We do a lot of talking, teaching and just generally spreading awareness about lung disease, but we were a bit nervous about this one. We were to talk to an international audience of physicians, therapists, regulatory agency personnel, pharmaceutical company representatives and clinical researchers.
The response to our talk was very gratifying. It generated a lot of questions, especially about my lung transplant. It seems that we are somewhat unusual, both as patient and as caregiver, as there are only about 3,200 lung transplants per year worldwide. Consequently, the vast majority of the other participants in the conference had never even met a transplant recipient, let alone dealt with one on a clinical basis.
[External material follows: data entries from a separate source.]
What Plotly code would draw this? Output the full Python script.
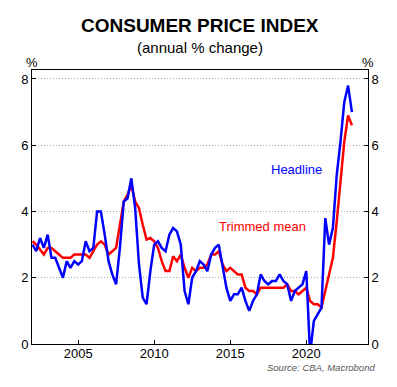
import plotly.graph_objects as go
import pandas as pd

# Quarterly dates (quarter start), Mar-2002 .. Mar-2023
dates = pd.date_range("2002-01-01", "2023-01-01", freq="QS").strftime("%Y-%m-%d").tolist()

headline = [
    3.0, 2.8, 3.2, 2.9,   # 2002
    3.3, 2.6, 2.6, 2.3,   # 2003
    2.0, 2.5, 2.3, 2.5,   # 2004
    2.4, 2.5, 3.1, 2.8,   # 2005
    2.9, 4.0, 4.0, 3.3,   # 2006
    2.5, 2.1, 1.8, 2.9,   # 2007
    4.3, 4.4, 5.0, 4.1,   # 2008
    2.4, 1.4, 1.2, 2.2,   # 2009
    3.0, 3.1, 2.9, 2.8,   # 2010
    3.3, 3.5, 3.4, 3.0,   # 2011
    1.6, 1.2, 2.0, 2.2,   # 2012
    2.5, 2.4, 2.2, 2.7,   # 2013
    2.9, 3.0, 2.3, 1.7,   # 2014
    1.3, 1.5, 1.5, 1.7,   # 2015
    1.3, 1.0, 1.3, 1.5,   # 2016
    2.1, 1.9, 1.8, 1.9,   # 2017
    1.9, 2.1, 1.9, 1.8,   # 2018
    1.3, 1.6, 1.7, 1.8,   # 2019
    2.2, -0.3, 0.7, 0.9,  # 2020
    1.1, 3.8, 3.0, 3.5,   # 2021
    5.1, 6.1, 7.3, 7.8,   # 2022
    7.0,                  # 2023
]

trimmed_mean = [
    3.1, 3.0, 2.85, 2.7,  # 2002
    2.9, 2.9, 2.8, 2.7,   # 2003
    2.6, 2.6, 2.6, 2.7,   # 2004
    2.7, 2.7, 2.7, 2.6,   # 2005
    2.8, 3.0, 3.1, 3.0,   # 2006
    2.7, 2.8, 2.9, 3.6,   # 2007
    4.3, 4.5, 4.8, 4.3,   # 2008
    4.1, 3.6, 3.15, 3.2,  # 2009
    3.1, 2.9, 2.5, 2.2,   # 2010
    2.2, 2.65, 2.5, 2.7,  # 2011
    2.3, 2.0, 2.3, 2.2,   # 2012
    2.3, 2.3, 2.4, 2.7,   # 2013
    2.7, 2.8, 2.4, 2.2,   # 2014
    2.3, 2.2, 2.1, 2.1,   # 2015
    1.7, 1.6, 1.6, 1.5,   # 2016
    1.7, 1.7, 1.7, 1.7,   # 2017
    1.7, 1.7, 1.7, 1.8,   # 2018
    1.6, 1.6, 1.5, 1.6,   # 2019
    1.7, 1.3, 1.2, 1.2,   # 2020
    1.1, 1.6, 2.1, 2.6,   # 2021
    3.7, 4.9, 6.1, 6.9,   # 2022
    6.6,                  # 2023
]

year_ticks = ["2005-01-01", "2010-01-01", "2015-01-01", "2020-01-01"]
year_labels = ["2005", "2010", "2015", "2020"]
y_ticks = [0, 2, 4, 6, 8]

FONT = "Liberation Sans, Arial, sans-serif"

fig = go.Figure()
fig.add_trace(go.Scatter(x=dates, y=trimmed_mean, mode="lines", name="Trimmed mean",
                         line=dict(color="#ff0000", width=2.5)))
fig.add_trace(go.Scatter(x=dates, y=headline, mode="lines", name="Headline", yaxis="y2",
                         line=dict(color="#0000ff", width=2.5)))

axis_common = dict(showline=True, linecolor="#000000", linewidth=1, ticks="inside",
                   ticklen=4, tickcolor="#000000", tickfont=dict(size=13, color="#000000", family=FONT))

fig.update_layout(
    width=397, height=387,
    margin=dict(l=32, r=29, t=70, b=43),
    paper_bgcolor="white", plot_bgcolor="white",
    showlegend=False,
    font=dict(family=FONT, color="#000000"),
    xaxis=dict(type="date", range=["2001-12-20", "2024-01-22"], tickvals=year_ticks,
               ticktext=year_labels, showgrid=False, mirror=True, zeroline=False,
               ticklabelstandoff=-3, **axis_common),
    yaxis=dict(range=[0, 8.27], tickvals=y_ticks, showgrid=True, gridcolor="#a8a8a8",
               griddash="1px,2px", gridwidth=1, zeroline=False, **axis_common),
    yaxis2=dict(range=[0, 8.27], tickvals=y_ticks, overlaying="y", side="right",
                showgrid=False, zeroline=False, **axis_common),
)

annotations = [
    dict(text="<b>CONSUMER PRICE INDEX</b>", xref="paper", yref="paper", x=0.5, y=(344 - 26) / 274,
         showarrow=False, font=dict(size=19, family=FONT), xanchor="center", yanchor="middle"),
    dict(text="(annual % change)", xref="paper", yref="paper", x=0.5, y=(344 - 47) / 274,
         showarrow=False, font=dict(size=15, family=FONT), xanchor="center", yanchor="middle"),
    dict(text="%", xref="paper", yref="paper", x=0, y=(344 - 63) / 274,
         showarrow=False, font=dict(size=13, family=FONT), xanchor="center", yanchor="middle"),
    dict(text="%", xref="paper", yref="paper", x=1, y=(344 - 63) / 274,
         showarrow=False, font=dict(size=13, family=FONT), xanchor="center", yanchor="middle"),
    dict(text="Headline", xref="x", yref="y", x="2019-05-04", y=5.28,
         showarrow=False, font=dict(size=13, color="#0000ff", family=FONT)),
    dict(text="Trimmed mean", xref="x", yref="y", x="2017-02-17", y=3.54,
         showarrow=False, font=dict(size=13, color="#ff0000", family=FONT)),
    dict(text="<i>Source: CBA, Macrobond</i>", xref="paper", yref="paper",
         x=(377 - 32) / 336, y=(344 - 367) / 274, showarrow=False, xanchor="right", yanchor="middle",
         font=dict(size=9.5, color="#555555", family=FONT)),
]
fig.update_layout(annotations=annotations)

fig.write_html("out.html", config={"displayModeBar": False},
               post_script="document.body.style.margin='0';document.body.style.overflow='hidden';")
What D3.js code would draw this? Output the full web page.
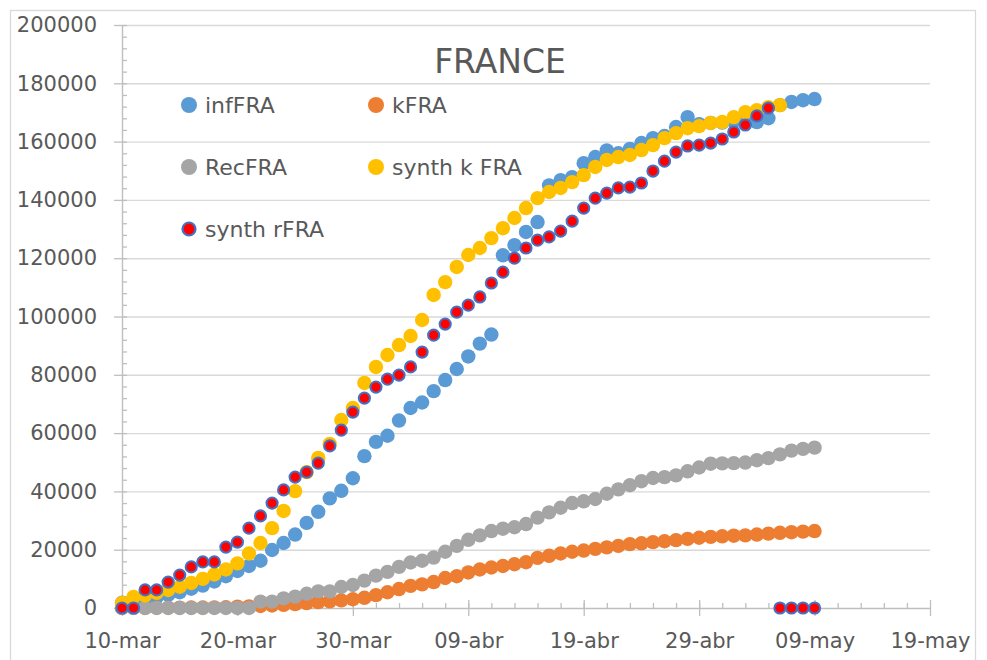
<!DOCTYPE html>
<html>
<head>
<meta charset="utf-8">
<script src="https://cdnjs.cloudflare.com/ajax/libs/d3/7.8.5/d3.min.js"></script>
<style>
body { margin: 0; background: #fff; }
text { font-family: "DejaVu Sans", sans-serif; fill: #595959; }
</style>
</head>
<body>
<div id="chart"></div>
<script>
var margin = {top: 25, right: 57, bottom: 52, left: 122};
var width = 987 - margin.left - margin.right;
var height = 660 - margin.top - margin.bottom;

// Data Setup (one value per day, starting 10-mar)
var startDay = "2020-03-10";
var endDay = "2020-05-19";
var xTickDays = ["2020-03-10", "2020-03-20", "2020-03-30", "2020-04-09", "2020-04-19", "2020-04-29", "2020-05-09", "2020-05-19"];
var yTicks = [0, 20000, 40000, 60000, 80000, 100000, 120000, 140000, 160000, 180000, 200000];
var seriesNames = ["infFRA", "kFRA", "RecFRA", "synth k FRA", "synth rFRA"];

var infFRA = [1800, 2300, 2900, 3700, 4500, 5400, 6600, 7700, 9100, 10900,
  12700, 14400, 16200, 19900, 22300, 25200, 29200, 33000, 37600, 40200,
  44500, 52100, 57000, 59100, 64300, 68600, 70500, 74400, 78200, 82000,
  86300, 90700, 93800, 121000, 124500, 129000, 132400, 145000, 146800, 147800,
  152600, 154700, 157000, 156000, 157500, 159500, 161200, 161900, 165000, 168400,
  166000, 166400, 166500, 167000, 167800, 166700, 168000, 172500, 173600, 174200,
  174600];
var kFRA = [30, 50, 60, 80, 90, 100, 150, 150, 200, 250,
  450, 550, 700, 850, 1100, 1350, 1700, 2000, 2300, 2600,
  3000, 3500, 4400, 5400, 6500, 7600, 8100, 8900, 10300, 10900,
  12200, 13200, 13900, 14400, 15000, 15700, 17200, 17900, 18700, 19300,
  19700, 20300, 20800, 21300, 21900, 22200, 22600, 22900, 23300, 23700,
  24100, 24400, 24600, 24800, 24900, 25200, 25500, 25800, 26000, 26200,
  26400];
var RecFRA = [12, 12, 12, 12, 12, 12, 12, 12, 12, 12,
  12, 12, 2200, 2200, 3300, 3900, 4900, 5700, 5700, 7200,
  7900, 9400, 11100, 12400, 14100, 15600, 16200, 17300, 19300, 21300,
  23400, 24900, 26400, 27200, 27700, 28800, 31000, 32800, 34400, 36000,
  36600, 37400, 39200, 40700, 42100, 43500, 44600, 44900, 45500, 46900,
  48200, 49500, 49600, 49700, 49900, 50700, 51400, 52700, 54000, 54600,
  55000];
var synthKFRA = [1700, 3800, 4300, 5200, 6200, 7300, 8600, 10000, 11500, 13200,
  15300, 18700, 22300, 27400, 33300, 40100, 46600, 51500, 56300, 64500,
  68600, 77200, 82700, 86800, 90200, 93300, 98800, 107400, 111800, 117000,
  121100, 123500, 126900, 130300, 133800, 137200, 140600, 142700, 144100, 146100,
  148500, 151300, 153700, 154700, 155400, 157100, 158800, 161200, 162900, 164600,
  165300, 166400, 166700, 168400, 170100, 170800, 171800, 172500, null, null,
  null];
var synthRFRA = [0, 0, 6200, 6200, 8900, 11300, 14100, 15800, 15800, 20900,
  22600, 27400, 31600, 36000, 40500, 44900, 46600, 49700, 55600, 61000,
  67200, 72000, 75800, 78500, 79900, 82700, 87800, 93600, 97400, 101500,
  103900, 106700, 111500, 115200, 120000, 123500, 126200, 127300, 129300, 132700,
  137200, 140600, 142300, 144100, 144400, 145800, 149900, 153300, 156400, 158500,
  158800, 159500, 160900, 163300, 165700, 168800, 171500, 0, 0, 0,
  0];

var parseDate = d3.utcParse("%Y-%m-%d");
var esLocale = d3.timeFormatLocale({
    dateTime: "%x, %X", date: "%d/%m/%Y", time: "%-H:%M:%S", periods: ["AM", "PM"],
    days: ["domingo", "lunes", "martes", "miércoles", "jueves", "viernes", "sábado"],
    shortDays: ["dom", "lun", "mar", "mié", "jue", "vie", "sáb"],
    months: ["enero", "febrero", "marzo", "abril", "mayo", "junio", "julio", "agosto", "septiembre", "octubre", "noviembre", "diciembre"],
    shortMonths: ["ene", "feb", "mar", "abr", "may", "jun", "jul", "ago", "sep", "oct", "nov", "dic"]
});
var dayFormat = esLocale.utcFormat("%d-%b");

var days = d3.utcDays(parseDate(startDay), d3.utcDay.offset(parseDate(startDay), infFRA.length));

var series = [
    {name: seriesNames[0], values: infFRA, fill: "#5B9BD5", stroke: "none", r: 7.2},
    {name: seriesNames[1], values: kFRA, fill: "#ED7D31", stroke: "none", r: 7.2},
    {name: seriesNames[2], values: RecFRA, fill: "#A5A5A5", stroke: "none", r: 7.2},
    {name: seriesNames[3], values: synthKFRA, fill: "#FFC000", stroke: "none", r: 7.2},
    {name: seriesNames[4], values: synthRFRA, fill: "#FF0000", stroke: "#4472C4", r: 5.6}
];

var xScale = d3.scaleUtc()
               .domain([parseDate(startDay), parseDate(endDay)])
               .range([0, width]);

var yScale = d3.scaleLinear()
               .domain([0, 200000])
               .range([height, 0]);

var svg = d3.select("#chart")
            .append("svg")
            .attr("width", 987)
            .attr("height", 660);

// chart border
svg.append("rect")
    .attr("x", 10.5).attr("y", 10.5)
    .attr("width", 965).attr("height", 700)
    .attr("fill", "none")
    .attr("stroke", "#d9d9d9")
    .attr("stroke-width", 1.3);

var g = svg.append("g")
    .attr("transform", "translate(" + [margin.left, margin.top] + ")");

// gridlines
g.append("g")
    .attr("class", "grid")
    .call(d3.axisLeft(yScale).tickValues(yTicks.slice(1)).tickSize(-width).tickFormat(""))
    .call(function(s) {
        s.select(".domain").remove();
        s.selectAll("line").attr("stroke", "#d9d9d9").attr("stroke-width", 1.4);
    });

// y minor ticks
g.append("g")
    .call(d3.axisRight(yScale).tickValues(d3.range(0, 200001, 4000)).tickSize(5).tickFormat(""))
    .call(function(s) {
        s.select(".domain").remove();
        s.selectAll("line").attr("stroke", "#bfbfbf").attr("stroke-width", 1.3);
    });

// y-axis
g.append("g")
    .attr("class", "y_axis")
    .call(d3.axisLeft(yScale).tickValues(yTicks).tickFormat(d3.format("d")).tickSize(8).tickPadding(17).tickSizeOuter(0))
    .call(function(s) {
        s.select(".domain").attr("stroke", "#bfbfbf").attr("stroke-width", 1.4);
        s.selectAll("line").attr("stroke", "#bfbfbf").attr("stroke-width", 1.3);
        s.selectAll("text").style("font-size", "21px").attr("fill", "#595959");
    });

// x minor ticks
g.append("g")
    .attr("transform", "translate(0," + height + ")")
    .call(d3.axisTop(xScale).tickValues(d3.utcDays(parseDate(startDay), parseDate(endDay), 2)).tickSize(5).tickFormat(""))
    .call(function(s) {
        s.select(".domain").remove();
        s.selectAll("line").attr("stroke", "#bfbfbf").attr("stroke-width", 1.3);
    });

// x-axis
g.append("g")
    .attr("class", "x_axis")
    .attr("transform", "translate(0," + height + ")")
    .call(d3.axisBottom(xScale).tickValues(xTickDays.map(parseDate)).tickFormat(dayFormat).tickSize(8).tickPadding(17).tickSizeOuter(0))
    .call(function(s) {
        s.select(".domain").attr("stroke", "#bfbfbf").attr("stroke-width", 1.4);
        s.selectAll("line").attr("y1", -8).attr("stroke", "#bfbfbf").attr("stroke-width", 1.3);
        s.selectAll("text").style("font-size", "21px").attr("fill", "#595959");
    });

// points
series.forEach(function(s) {
    var pts = s.values.map(function(v, i) { return {date: days[i], value: v}; })
                      .filter(function(d) { return d.value !== null; });
    g.append("g")
        .selectAll("circle")
        .data(pts)
        .enter()
        .append("circle")
        .attr("cx", function(d) { return xScale(d.date); })
        .attr("cy", function(d) { return yScale(d.value); })
        .attr("r", s.r)
        .attr("fill", s.fill)
        .attr("stroke", s.stroke)
        .attr("stroke-width", 2);
});

// title
svg.append("text")
    .attr("x", 500)
    .attr("y", 73)
    .attr("text-anchor", "middle")
    .style("font-size", "33px")
    .text("FRANCE");

// legend
var legend = svg.append("g")
    .selectAll("g")
    .data(series)
    .enter()
    .append("g")
    .attr("transform", function(d, i) {
        return "translate(" + (189 + (i % 2) * 187) + "," + (105 + Math.floor(i / 2) * 62) + ")";
    });

legend.append("circle")
    .attr("r", function(d) { return d.stroke === "none" ? 8 : 6.5; })
    .attr("fill", function(d) { return d.fill; })
    .attr("stroke", function(d) { return d.stroke; })
    .attr("stroke-width", 2.2);

legend.append("text")
    .attr("x", 16)
    .attr("dy", "0.36em")
    .style("font-size", "22px")
    .text(function(d) { return d.name; });
</script>
</body>
</html>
The other presentations were very interesting and informative for us.
Most of the other speakers were from countries that have socialized medicine, and there was much discussion about the pros and cons of that. Under that system, health care and related prescriptions are generally free to the patient.
However, the fact remains that the money must come from somewhere to pay those expenses. That somewhere is of course the government of that country.
This, unfortunately, sometimes results in the medicines coming from the lowest bidder. When that is the case, the pharmaceutical companies have less incentive to spend a lot of their time or money in the development of new and improved drugs. Despite this disincentive, there is some interesting research going on at the European universities that were represented. We actually understood some of it.
Jim Nelson is a former Glenwood Springs resident who works with regional and national cardiovascular and lung organizations.